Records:
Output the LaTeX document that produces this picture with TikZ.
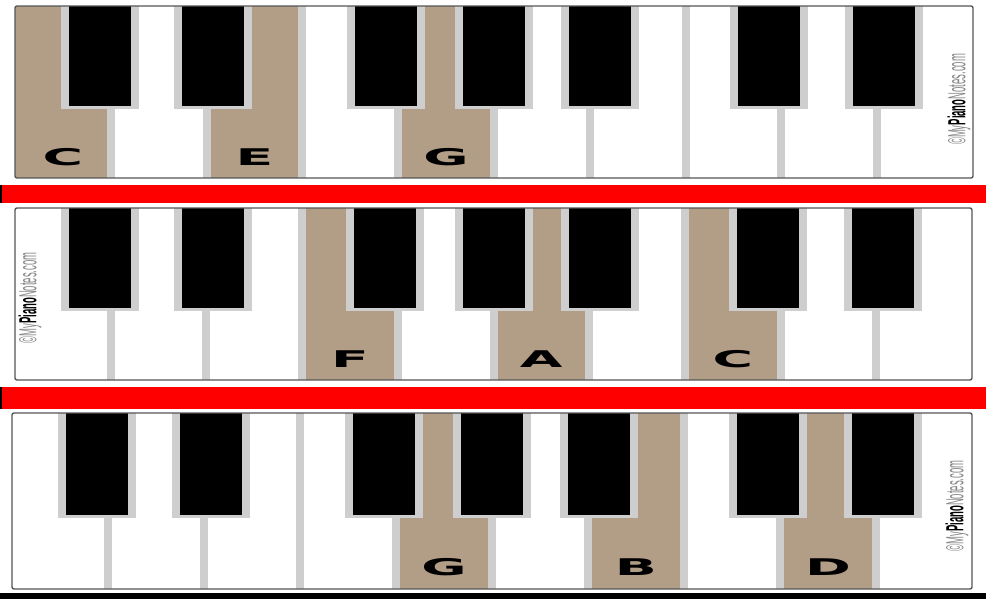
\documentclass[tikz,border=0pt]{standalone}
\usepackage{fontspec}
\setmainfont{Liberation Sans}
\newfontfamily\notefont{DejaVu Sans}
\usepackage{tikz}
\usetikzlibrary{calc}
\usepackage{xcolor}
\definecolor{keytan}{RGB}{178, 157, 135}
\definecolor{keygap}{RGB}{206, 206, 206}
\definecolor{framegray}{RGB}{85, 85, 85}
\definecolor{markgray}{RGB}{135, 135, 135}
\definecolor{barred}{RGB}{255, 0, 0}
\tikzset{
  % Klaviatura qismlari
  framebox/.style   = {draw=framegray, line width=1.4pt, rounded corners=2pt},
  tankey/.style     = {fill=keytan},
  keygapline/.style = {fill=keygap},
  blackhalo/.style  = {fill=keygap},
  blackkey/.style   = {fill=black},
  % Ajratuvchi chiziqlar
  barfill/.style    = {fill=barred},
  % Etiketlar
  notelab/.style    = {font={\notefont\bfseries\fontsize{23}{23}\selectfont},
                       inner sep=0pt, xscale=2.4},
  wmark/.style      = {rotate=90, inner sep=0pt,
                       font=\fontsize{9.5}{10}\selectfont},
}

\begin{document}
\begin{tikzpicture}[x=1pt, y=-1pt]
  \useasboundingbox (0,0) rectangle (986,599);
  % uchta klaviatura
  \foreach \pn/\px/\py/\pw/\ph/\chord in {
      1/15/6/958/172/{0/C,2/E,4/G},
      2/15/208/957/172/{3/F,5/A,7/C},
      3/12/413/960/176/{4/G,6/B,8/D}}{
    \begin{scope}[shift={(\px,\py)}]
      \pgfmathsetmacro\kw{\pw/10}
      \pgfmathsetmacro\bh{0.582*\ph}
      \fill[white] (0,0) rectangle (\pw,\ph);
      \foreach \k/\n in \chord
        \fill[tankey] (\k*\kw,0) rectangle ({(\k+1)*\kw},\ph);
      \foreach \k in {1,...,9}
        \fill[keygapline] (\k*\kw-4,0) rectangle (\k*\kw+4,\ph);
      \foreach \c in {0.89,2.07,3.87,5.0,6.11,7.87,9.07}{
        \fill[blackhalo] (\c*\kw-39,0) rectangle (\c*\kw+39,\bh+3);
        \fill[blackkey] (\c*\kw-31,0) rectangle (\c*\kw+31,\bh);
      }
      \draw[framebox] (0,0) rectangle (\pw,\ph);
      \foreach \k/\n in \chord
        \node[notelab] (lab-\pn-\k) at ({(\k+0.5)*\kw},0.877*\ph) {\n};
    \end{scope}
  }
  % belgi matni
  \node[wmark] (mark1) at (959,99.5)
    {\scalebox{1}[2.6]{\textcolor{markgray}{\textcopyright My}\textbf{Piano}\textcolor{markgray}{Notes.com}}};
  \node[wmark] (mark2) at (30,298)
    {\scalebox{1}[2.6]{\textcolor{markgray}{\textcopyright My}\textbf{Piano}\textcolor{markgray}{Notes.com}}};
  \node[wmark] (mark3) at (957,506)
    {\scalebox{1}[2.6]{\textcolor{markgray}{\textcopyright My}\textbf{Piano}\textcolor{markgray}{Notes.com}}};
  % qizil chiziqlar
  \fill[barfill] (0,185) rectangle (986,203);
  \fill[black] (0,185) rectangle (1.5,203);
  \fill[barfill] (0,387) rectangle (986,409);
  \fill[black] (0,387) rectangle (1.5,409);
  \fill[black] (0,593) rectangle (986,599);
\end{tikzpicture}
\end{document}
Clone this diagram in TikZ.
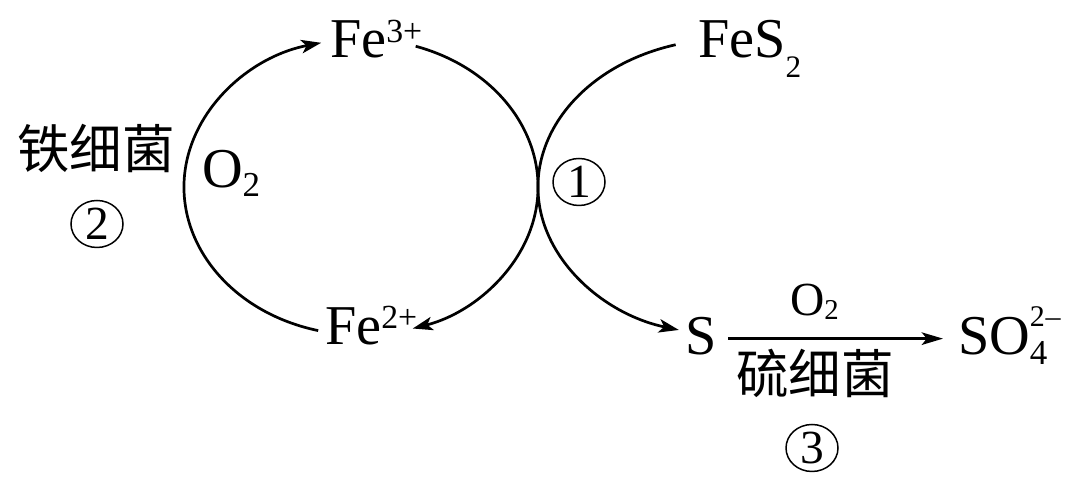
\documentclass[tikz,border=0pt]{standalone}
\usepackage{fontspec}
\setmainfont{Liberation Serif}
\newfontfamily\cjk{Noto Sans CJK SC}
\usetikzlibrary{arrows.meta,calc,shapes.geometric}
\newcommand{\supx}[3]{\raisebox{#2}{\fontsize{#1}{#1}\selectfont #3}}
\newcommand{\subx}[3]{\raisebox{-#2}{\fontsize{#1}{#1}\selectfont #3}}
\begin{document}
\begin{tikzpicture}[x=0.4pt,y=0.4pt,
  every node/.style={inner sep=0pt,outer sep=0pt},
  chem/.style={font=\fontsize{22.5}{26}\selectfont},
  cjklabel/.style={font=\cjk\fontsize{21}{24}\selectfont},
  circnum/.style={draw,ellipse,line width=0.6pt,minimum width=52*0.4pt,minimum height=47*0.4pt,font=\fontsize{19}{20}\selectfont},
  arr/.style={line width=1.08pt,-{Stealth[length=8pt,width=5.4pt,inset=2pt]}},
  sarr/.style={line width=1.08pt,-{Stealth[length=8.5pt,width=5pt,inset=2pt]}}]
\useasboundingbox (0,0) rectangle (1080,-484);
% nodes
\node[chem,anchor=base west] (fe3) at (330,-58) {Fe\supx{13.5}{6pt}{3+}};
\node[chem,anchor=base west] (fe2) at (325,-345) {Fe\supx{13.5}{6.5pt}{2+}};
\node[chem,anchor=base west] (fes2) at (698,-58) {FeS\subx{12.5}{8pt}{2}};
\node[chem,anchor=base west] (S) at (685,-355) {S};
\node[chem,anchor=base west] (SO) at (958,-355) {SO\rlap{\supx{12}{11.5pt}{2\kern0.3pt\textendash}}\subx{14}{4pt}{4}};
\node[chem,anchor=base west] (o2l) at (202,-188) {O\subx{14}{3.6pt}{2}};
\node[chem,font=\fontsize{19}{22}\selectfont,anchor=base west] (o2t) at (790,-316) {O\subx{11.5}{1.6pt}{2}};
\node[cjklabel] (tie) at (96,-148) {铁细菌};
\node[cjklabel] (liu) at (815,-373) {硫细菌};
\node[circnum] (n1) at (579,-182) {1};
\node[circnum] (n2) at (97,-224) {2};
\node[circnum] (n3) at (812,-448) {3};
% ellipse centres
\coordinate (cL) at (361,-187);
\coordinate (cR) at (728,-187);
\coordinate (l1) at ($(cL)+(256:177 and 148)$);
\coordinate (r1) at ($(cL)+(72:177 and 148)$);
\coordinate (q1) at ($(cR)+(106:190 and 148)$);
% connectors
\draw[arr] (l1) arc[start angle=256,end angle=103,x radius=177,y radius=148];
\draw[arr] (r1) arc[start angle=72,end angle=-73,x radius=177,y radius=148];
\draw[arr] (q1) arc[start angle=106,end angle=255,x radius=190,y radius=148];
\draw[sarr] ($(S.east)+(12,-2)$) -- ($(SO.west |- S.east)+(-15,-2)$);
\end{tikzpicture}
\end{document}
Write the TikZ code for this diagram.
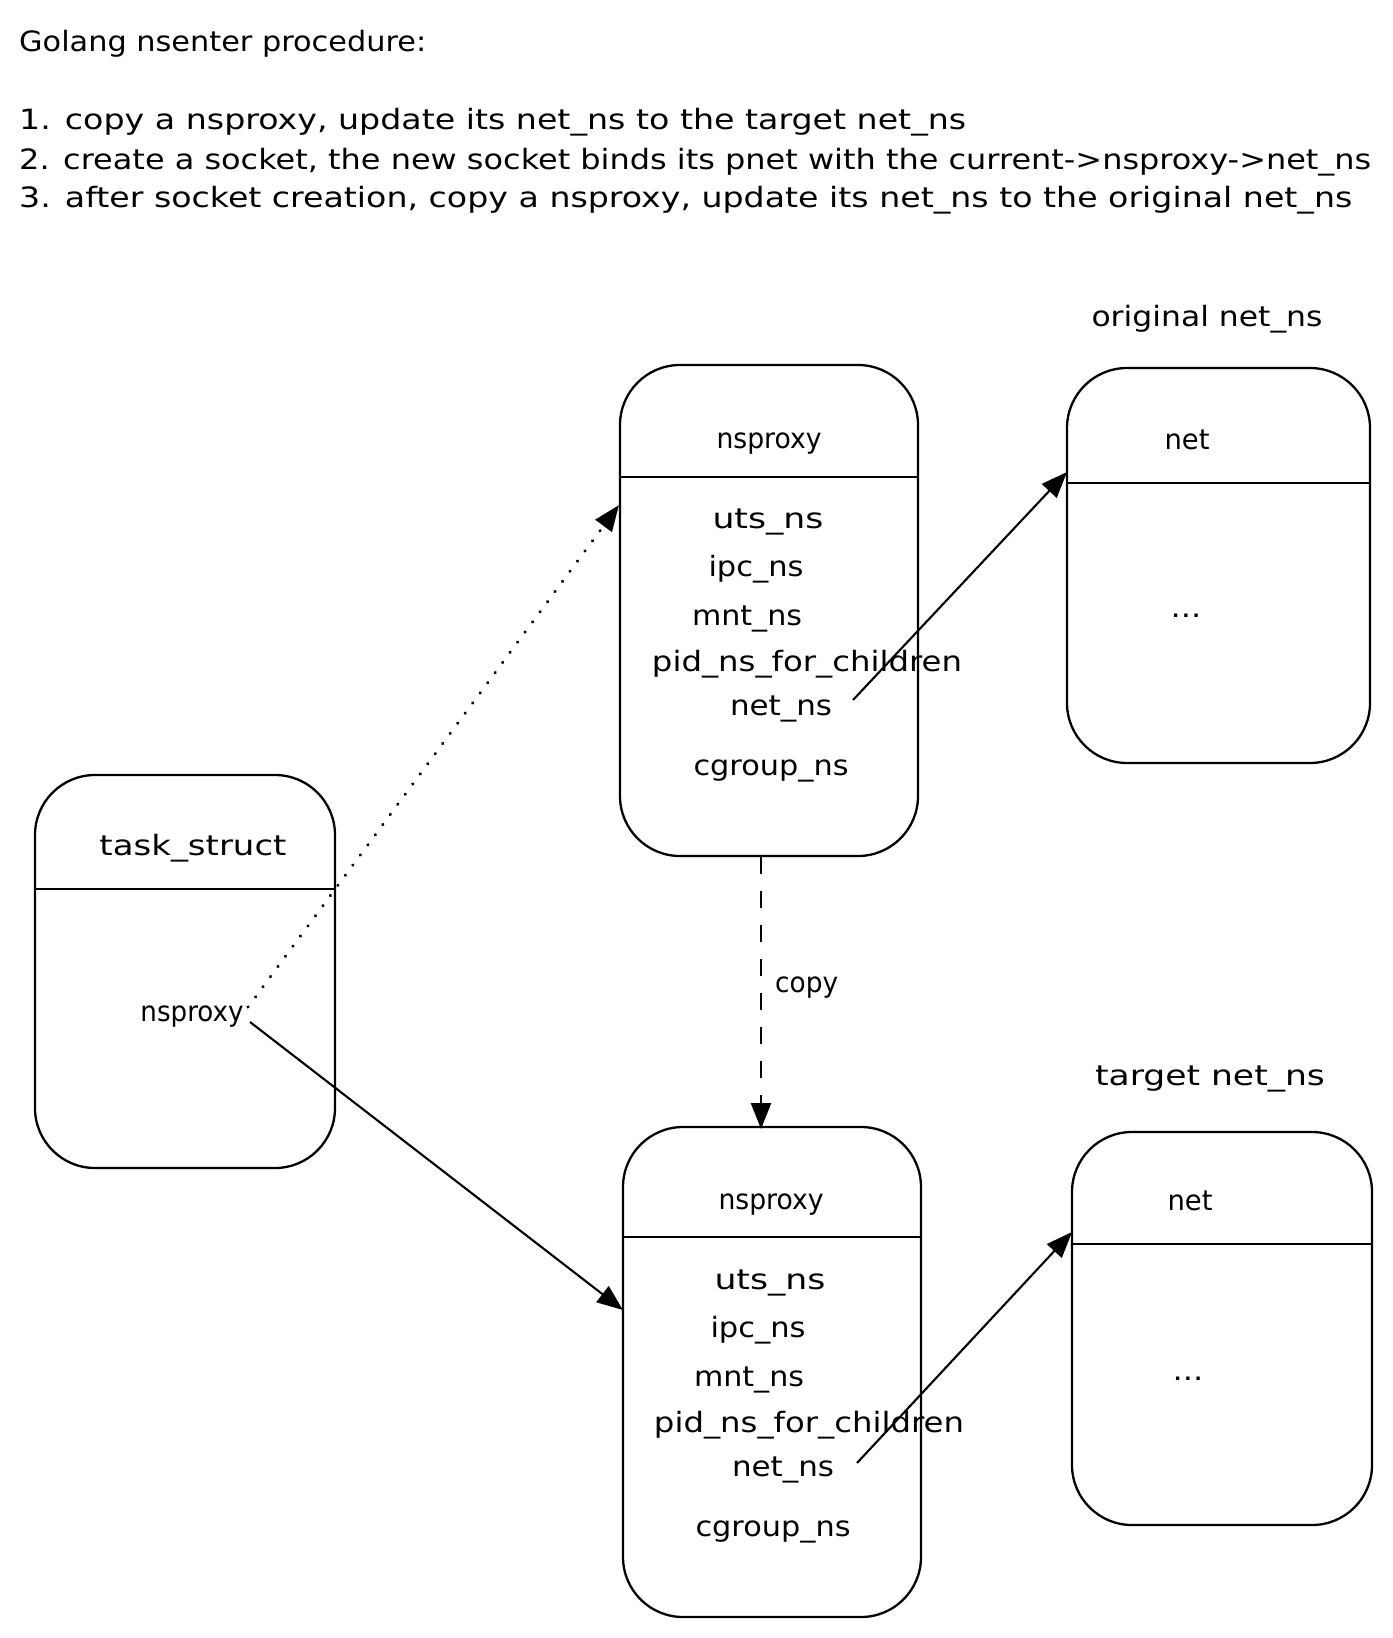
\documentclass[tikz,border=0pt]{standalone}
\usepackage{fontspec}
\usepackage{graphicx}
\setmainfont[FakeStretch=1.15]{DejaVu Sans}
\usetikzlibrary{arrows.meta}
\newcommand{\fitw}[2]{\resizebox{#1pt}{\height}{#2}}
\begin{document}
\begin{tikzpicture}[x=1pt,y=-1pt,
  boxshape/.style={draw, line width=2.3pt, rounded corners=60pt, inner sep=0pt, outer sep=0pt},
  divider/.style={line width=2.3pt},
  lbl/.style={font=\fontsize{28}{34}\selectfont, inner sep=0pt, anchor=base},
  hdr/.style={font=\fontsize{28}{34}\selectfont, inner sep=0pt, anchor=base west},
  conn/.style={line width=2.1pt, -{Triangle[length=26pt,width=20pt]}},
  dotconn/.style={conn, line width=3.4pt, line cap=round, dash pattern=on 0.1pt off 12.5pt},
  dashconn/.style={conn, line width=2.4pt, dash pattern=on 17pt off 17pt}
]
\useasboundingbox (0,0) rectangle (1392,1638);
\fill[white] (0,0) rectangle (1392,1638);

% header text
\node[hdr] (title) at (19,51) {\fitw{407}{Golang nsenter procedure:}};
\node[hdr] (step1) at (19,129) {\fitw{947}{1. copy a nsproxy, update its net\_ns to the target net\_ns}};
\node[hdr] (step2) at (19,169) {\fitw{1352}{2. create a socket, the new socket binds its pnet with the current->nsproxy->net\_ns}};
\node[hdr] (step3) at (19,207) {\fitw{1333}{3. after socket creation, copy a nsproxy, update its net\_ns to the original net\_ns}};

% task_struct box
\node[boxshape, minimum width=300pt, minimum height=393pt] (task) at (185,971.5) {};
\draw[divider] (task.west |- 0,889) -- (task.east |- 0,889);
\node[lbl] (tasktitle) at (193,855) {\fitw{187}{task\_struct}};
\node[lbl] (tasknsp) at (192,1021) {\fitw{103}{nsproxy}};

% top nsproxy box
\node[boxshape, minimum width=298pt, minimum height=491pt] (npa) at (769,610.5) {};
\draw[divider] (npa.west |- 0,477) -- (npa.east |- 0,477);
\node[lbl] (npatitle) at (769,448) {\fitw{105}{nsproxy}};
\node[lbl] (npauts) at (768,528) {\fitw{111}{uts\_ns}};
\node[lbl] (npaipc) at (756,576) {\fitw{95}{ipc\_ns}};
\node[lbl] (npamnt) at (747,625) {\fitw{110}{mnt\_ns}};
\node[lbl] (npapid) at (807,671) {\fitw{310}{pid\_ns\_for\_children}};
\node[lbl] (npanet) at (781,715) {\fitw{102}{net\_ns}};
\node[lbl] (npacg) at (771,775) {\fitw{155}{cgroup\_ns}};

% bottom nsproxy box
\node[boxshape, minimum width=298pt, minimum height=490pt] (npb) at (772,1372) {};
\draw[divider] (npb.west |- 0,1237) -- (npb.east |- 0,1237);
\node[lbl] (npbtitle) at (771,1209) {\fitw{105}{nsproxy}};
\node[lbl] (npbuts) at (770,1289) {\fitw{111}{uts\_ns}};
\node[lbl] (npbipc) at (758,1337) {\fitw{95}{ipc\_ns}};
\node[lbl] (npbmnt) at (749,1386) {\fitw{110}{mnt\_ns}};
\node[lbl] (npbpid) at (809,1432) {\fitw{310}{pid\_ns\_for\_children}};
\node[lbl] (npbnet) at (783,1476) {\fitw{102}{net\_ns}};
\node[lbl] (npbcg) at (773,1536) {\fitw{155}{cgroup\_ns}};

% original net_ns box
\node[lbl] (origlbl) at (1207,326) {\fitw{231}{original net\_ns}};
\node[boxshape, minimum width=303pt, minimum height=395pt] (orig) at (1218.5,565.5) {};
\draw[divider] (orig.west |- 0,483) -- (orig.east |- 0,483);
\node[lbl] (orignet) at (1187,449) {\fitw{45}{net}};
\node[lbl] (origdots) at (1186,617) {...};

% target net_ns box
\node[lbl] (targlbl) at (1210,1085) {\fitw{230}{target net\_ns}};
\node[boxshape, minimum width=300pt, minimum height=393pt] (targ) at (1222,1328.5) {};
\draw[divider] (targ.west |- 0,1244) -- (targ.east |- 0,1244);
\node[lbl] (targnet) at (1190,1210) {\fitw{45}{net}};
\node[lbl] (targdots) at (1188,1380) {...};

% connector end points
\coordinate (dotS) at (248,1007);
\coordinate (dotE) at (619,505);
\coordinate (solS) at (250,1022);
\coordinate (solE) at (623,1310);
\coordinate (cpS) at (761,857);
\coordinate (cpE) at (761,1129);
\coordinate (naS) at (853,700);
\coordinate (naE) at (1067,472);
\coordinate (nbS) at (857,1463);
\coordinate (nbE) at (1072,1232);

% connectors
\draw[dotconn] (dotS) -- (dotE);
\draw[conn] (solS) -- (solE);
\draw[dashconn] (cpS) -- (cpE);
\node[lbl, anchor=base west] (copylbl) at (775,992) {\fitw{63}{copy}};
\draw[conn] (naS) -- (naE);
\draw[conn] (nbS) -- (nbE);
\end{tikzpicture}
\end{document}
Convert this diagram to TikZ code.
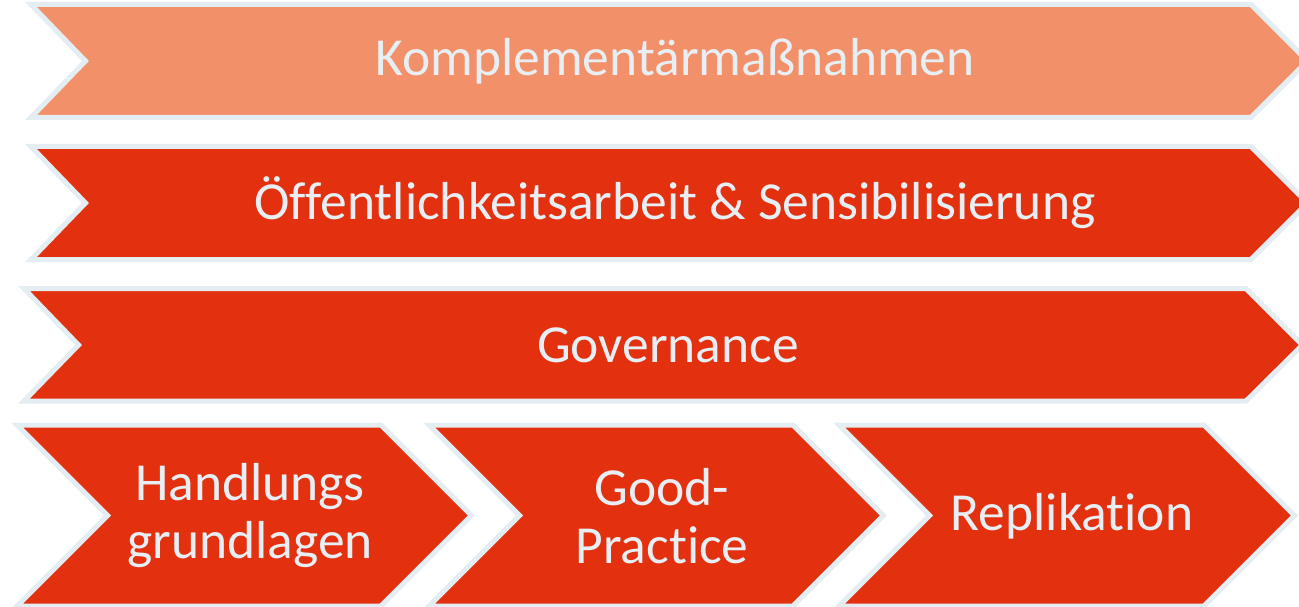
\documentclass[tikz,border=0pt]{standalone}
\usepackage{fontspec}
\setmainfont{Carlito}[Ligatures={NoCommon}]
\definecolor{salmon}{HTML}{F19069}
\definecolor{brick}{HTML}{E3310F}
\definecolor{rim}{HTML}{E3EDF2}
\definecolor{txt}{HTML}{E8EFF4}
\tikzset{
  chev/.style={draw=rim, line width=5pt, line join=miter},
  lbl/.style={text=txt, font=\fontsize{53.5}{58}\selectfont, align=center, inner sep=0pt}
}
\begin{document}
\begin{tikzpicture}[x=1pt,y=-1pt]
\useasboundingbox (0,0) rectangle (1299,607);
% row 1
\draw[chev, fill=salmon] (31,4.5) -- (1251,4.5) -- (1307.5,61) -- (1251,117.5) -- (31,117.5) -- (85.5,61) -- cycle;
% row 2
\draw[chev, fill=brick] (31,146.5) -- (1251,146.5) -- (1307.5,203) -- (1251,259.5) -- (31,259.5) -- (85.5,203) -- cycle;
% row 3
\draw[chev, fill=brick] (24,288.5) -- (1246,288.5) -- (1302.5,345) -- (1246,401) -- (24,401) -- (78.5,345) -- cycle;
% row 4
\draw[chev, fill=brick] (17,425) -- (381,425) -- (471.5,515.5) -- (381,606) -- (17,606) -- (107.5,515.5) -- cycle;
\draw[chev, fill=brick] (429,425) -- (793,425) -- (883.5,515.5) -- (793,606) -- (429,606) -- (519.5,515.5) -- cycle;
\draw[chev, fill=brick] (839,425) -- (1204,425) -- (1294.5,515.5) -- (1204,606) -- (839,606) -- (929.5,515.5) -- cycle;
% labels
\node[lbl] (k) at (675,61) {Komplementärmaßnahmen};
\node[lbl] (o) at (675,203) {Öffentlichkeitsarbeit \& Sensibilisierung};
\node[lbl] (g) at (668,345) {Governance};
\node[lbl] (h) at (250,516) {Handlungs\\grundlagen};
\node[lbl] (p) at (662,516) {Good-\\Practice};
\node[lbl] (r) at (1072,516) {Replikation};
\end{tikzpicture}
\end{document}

(WHAT IS BEING ASKED): Determine how many lines of this listing contain "with", and give only the number.

(THE RESULT): 2